One day, D discovers an alternative world, in which little Emily (Georgina Griffiths) resides with her strict Victorian father (Nigel Hawthorne) and unloving mother (Pat Keen). Unseen by the family, D moves like a phantom through the rooms of the great house, which lead to a grand dining room in ruins where nature is taking over.
Back in reality, an orphaned teenager, also called Emily (Leonie Mellinger), is delivered into D’s care. When Emily falls for the enigmatic Gerald (Christopher Guard), a young man determined to create order out of chaos by bringing together all of the neighbourhood’s orphans, D questions her place in this anarchic world and the one beyond her walls…
Curiouser and curiouser
This complex 1981 British drama directed by David Gladwell is a faithful film adaptation of Doris Lessing‘s 1974 feminist science fiction novel of the same name.
Julie Christie gives a haunting turn as a futuristic Alice venturing through her ‘looking glass’ when discovers a Victorian world on the other side of her walls.

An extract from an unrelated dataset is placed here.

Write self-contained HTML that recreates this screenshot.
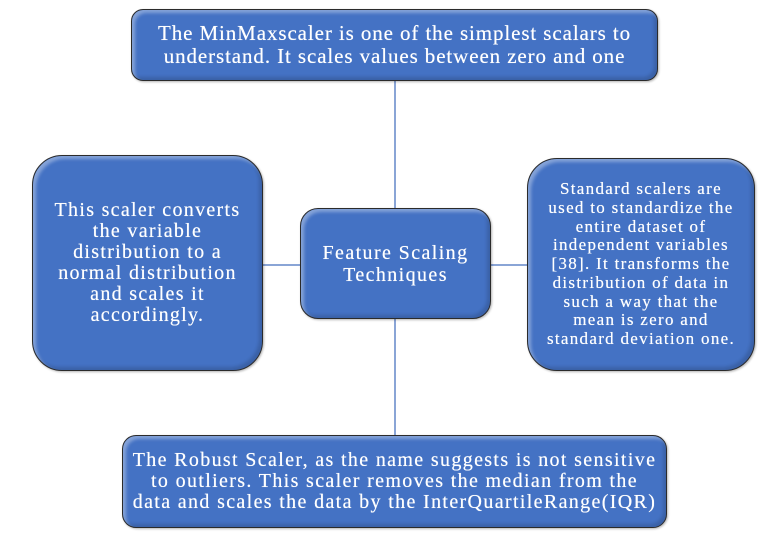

This mythical dimension is at the heart of Lessing’s novel, an ‘inner space’ piece of fiction, which uses the two time frames to ‘dissolve walls that imprison women within a sexist reality’.
Christie’s D remains an observer throughout the dystopian drama, and says very little as the story unfolds, focusing mainly on the teenage Emily, who is torn between being an independent woman and becoming subservient to Gerald’s sexual needs and his new patriarchal world order.

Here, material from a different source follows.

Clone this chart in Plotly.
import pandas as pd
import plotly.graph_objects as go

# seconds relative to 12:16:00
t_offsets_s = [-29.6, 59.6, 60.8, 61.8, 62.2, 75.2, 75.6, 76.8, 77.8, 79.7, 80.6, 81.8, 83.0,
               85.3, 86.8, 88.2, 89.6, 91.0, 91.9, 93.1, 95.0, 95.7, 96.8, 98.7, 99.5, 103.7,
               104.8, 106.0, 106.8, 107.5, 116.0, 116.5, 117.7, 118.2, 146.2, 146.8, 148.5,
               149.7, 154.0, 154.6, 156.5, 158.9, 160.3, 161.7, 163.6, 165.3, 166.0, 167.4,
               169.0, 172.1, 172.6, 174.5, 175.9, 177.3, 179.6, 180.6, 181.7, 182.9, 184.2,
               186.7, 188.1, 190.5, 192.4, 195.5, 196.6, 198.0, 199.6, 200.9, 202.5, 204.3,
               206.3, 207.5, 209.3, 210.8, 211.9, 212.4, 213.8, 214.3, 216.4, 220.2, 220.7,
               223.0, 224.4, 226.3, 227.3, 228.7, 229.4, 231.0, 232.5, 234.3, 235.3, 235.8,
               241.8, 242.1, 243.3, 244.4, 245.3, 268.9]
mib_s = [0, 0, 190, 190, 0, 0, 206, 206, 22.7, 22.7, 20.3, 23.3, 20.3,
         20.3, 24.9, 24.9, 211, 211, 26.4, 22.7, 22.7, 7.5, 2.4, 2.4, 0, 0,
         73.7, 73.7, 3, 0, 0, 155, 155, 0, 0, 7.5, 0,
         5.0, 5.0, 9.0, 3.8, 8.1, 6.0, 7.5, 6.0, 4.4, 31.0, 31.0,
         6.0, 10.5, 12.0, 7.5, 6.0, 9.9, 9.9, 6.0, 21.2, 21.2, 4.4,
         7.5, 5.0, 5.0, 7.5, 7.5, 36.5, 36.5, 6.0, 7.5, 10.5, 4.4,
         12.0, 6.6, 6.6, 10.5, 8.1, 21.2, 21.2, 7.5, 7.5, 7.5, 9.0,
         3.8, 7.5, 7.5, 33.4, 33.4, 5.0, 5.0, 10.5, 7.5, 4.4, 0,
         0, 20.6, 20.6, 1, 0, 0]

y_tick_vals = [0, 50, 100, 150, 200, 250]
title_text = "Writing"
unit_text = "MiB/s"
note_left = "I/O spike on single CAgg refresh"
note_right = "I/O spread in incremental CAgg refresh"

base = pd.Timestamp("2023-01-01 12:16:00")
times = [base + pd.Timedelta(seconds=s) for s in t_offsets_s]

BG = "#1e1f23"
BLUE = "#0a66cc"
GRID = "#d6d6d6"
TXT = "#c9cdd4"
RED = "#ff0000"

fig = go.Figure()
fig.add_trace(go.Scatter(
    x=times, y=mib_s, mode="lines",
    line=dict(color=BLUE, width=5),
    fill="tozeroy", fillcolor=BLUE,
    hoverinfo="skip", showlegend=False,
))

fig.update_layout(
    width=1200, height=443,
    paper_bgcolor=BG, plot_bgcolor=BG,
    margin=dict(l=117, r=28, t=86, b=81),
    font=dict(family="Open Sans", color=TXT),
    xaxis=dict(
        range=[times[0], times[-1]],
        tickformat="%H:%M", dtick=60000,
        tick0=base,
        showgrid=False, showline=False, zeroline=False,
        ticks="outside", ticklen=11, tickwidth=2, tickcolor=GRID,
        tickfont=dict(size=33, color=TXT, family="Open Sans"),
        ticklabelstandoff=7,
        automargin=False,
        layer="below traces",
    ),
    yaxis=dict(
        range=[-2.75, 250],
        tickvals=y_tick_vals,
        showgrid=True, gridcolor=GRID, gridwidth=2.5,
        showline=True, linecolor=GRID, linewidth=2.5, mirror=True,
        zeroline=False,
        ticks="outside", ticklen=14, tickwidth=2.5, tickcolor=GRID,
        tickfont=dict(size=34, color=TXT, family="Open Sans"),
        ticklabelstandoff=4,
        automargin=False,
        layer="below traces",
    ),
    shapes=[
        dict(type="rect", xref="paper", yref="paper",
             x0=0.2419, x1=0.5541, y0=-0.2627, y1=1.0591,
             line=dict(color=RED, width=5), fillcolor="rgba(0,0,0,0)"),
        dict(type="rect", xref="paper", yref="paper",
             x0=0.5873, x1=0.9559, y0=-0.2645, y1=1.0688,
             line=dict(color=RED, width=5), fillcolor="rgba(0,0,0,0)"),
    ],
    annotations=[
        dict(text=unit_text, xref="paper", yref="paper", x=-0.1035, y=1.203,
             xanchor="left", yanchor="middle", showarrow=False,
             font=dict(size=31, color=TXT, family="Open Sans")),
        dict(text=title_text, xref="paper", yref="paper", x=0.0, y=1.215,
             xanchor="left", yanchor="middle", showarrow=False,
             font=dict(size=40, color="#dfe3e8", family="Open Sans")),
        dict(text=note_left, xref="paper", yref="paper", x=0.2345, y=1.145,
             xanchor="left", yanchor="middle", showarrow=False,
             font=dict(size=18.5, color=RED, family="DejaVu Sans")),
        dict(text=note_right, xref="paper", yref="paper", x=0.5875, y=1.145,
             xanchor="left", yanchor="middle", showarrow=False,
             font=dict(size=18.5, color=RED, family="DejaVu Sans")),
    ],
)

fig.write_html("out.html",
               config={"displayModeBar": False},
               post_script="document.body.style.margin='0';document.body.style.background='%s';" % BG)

David Gladwell is best known as the editor of Lindsay Anderson’s If…. (1968) and O Lucky Man! (1973), and he takes a decent stab at tackling Lessing’s major themes here, but they struggle against his surreal imagery, that speaks more about class and socialism than feminism. There’s even an homage to If…. in one scene, in which the orphans take supper on long tables laid out in similar fashion to the public school dining hall in Anderson’s surreal satire.
Despite some suitably arresting visuals, lensed by veteran cinematographer Walter Lassally (a well-dressed elderly couple clambering out of their burnt out terrace house to head out for dinner, a posh family waiting for their helicopter to take them away from the devastation), they don’t match Gladwell’s ambitions, while a lack of realism hangs over the film (a real estate in Norfolk standing in for London), that also suffers from an annoying synth score.
The streets scenes are overly choreographed and everyone behaves ever so nicely, which – for anyone who witnessed the London riots in 2011 – makes these look like a neighbourhood fete. The feral children are also anything but menacing. In fact, I suspected they were plucked out of the Anna Scher acting school even before I saw the end credits. However, despite these misgivings, its Christie’s sutbtle character study that really makes this film worth checking out.
THE UK DVD RELEASE
Memoirs of a Survivor is presented as part of Network Distributing’s The British Film collection in a new transfer from the original film elements in its as-exhibited theatrical 1.85:1 aspect ratio, with mono sound. Region 2/PAL encoded. An image gallery and original trailer are also included.